Entre 1969 y 1973, Sudáfrica le negó tres veces la entrada a Ashe. El tenista reaccionó sin prisa pero sin pausa: se presentó en el consulado neoyorquino de Sudáfrica para que las cámaras presenciaran cómo le negaban el visado; negoció entre bambalinas; habló frente al Congreso estadounidense y la ONU reclamando que se desinvirtiera en el país y se tomaran medidas para provocar un cambio que acabara con el régimen racista. “Nunca”, cuenta Hall; “siguió la tendencia de todos esos deportistas que se negaron a jugar allí.
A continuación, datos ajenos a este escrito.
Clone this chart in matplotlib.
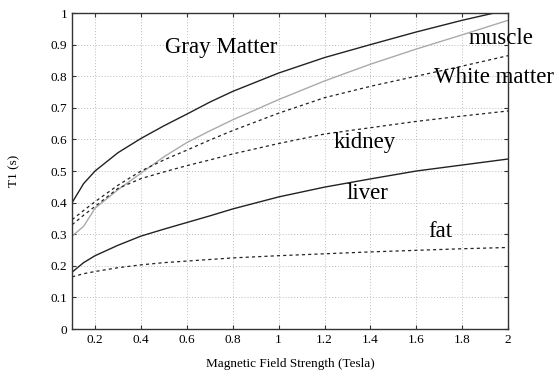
import matplotlib
matplotlib.use("Agg")
import matplotlib.pyplot as plt

field = [0.1, 0.15, 0.2, 0.3, 0.4, 0.5, 0.6, 0.7, 0.8, 1.0, 1.2, 1.4, 1.6, 1.8, 2.0]
gray_matter = [0.40, 0.46, 0.50, 0.558, 0.603, 0.643, 0.68, 0.718, 0.752, 0.81, 0.859, 0.90, 0.94, 0.977, 1.01]
muscle = [0.294, 0.325, 0.382, 0.441, 0.493, 0.545, 0.59, 0.627, 0.662, 0.726, 0.785, 0.838, 0.886, 0.931, 0.977]
white_matter = [0.346, 0.375, 0.403, 0.455, 0.50, 0.535, 0.566, 0.598, 0.628, 0.683, 0.732, 0.768, 0.80, 0.832, 0.865]
kidney = [0.33, 0.36, 0.388, 0.445, 0.476, 0.497, 0.517, 0.535, 0.554, 0.587, 0.617, 0.637, 0.657, 0.674, 0.69]
liver = [0.18, 0.21, 0.232, 0.265, 0.294, 0.316, 0.337, 0.358, 0.38, 0.418, 0.449, 0.475, 0.5, 0.519, 0.538]
fat = [0.165, 0.175, 0.182, 0.194, 0.203, 0.21, 0.215, 0.22, 0.225, 0.232, 0.238, 0.244, 0.249, 0.254, 0.258]

xticks = [0.2, 0.4, 0.6, 0.8, 1.0, 1.2, 1.4, 1.6, 1.8, 2.0]
xticklabels = ["0.2", "0.4", "0.6", "0.8", "1", "1.2", "1.4", "1.6", "1.8", "2"]
yticks = [0, 0.1, 0.2, 0.3, 0.4, 0.5, 0.6, 0.7, 0.8, 0.9, 1.0]
yticklabels = ["0", "0.1", "0.2", "0.3", "0.4", "0.5", "0.6", "0.7", "0.8", "0.9", "1"]

plt.rcParams['font.family'] = ['Liberation Serif', 'DejaVu Serif']

fig = plt.figure(figsize=(5.59, 3.78), dpi=100)
ax = fig.add_axes([0.129, 0.1296, 0.78, 0.836])

dash = (0, (2.5, 2.5))
ax.plot(field, gray_matter, color='#222222', lw=1.0, ls='-')
ax.plot(field, muscle, color='#aaaaaa', lw=1.0, ls='-')
ax.plot(field, white_matter, color='#222222', lw=0.9, ls=dash)
ax.plot(field, kidney, color='#222222', lw=0.9, ls=dash)
ax.plot(field, liver, color='#222222', lw=1.0, ls='-')
ax.plot(field, fat, color='#222222', lw=0.9, ls=dash)

ax.set_xlim(0.1, 2.0)
ax.set_ylim(0, 1)
ax.set_xticks(xticks)
ax.set_xticklabels(xticklabels)
ax.set_yticks(yticks)
ax.set_yticklabels(yticklabels)
ax.tick_params(direction='in', top=True, right=True, labelsize=9.5, length=3, color='#333333')
ax.grid(True, ls=(0, (1, 2)), color='#bbbbbb', lw=0.7)
for s in ax.spines.values():
    s.set_color('#333333')
    s.set_linewidth(1.0)

ax.set_xlabel("Magnetic Field Strength (Tesla)", fontsize=9.5, labelpad=9)
ax.set_ylabel("T1 (s)", fontsize=9.5, labelpad=22)

txt = dict(fontsize=16.5, va='center', ha='left', clip_on=False)
ax.text(0.505, 0.89, "Gray Matter", **txt)
ax.text(1.826, 0.92, "muscle", **txt)
ax.text(1.678, 0.795, "White matter", **txt)
ax.text(1.239, 0.589, "kidney", **txt)
ax.text(1.296, 0.43, "liver", **txt)
ax.text(1.652, 0.31, "fat", **txt)

fig.savefig("out.png", dpi=100)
Siempre pensó que estando en el país, hablando con la gente, mediante el diálogo, podría hacer más bien que al contrario”.
Ashe acabó jugando en Sudáfrica. Nunca ganó el torneo, pero consiguió otras victorias: logró que el Gobierno no hiciera distingos según la piel en las gradas de sus partidos, aunque el público no llegó a mezclarse; se entrevistó con periodistas negros; y abrió una academia en Soweto que hoy sigue funcionando tras sufrir un lastimoso abandono. “Supe que no podría perdonarme haber elegido vivir sin un propósito humano, sin intentar ayudar a los pobres y los desafortunados, sin reconocer que quizás la mayor felicidad en la vida llega al ayudar a otros”, dijo antes de su muerte, sobrevenida con una neumonía contraída como consecuencia de lo devastadas que habían quedado sus defensas por el sida. A sus espaldas dejó una vida de servicio a los demás resumida en una frase: “El verdadero heroísmo es marcadamente sobrio, muy poco dramático. No es adelantar a todos a cualquier precio, sino la necesidad de servir a todos a cualquier precio”.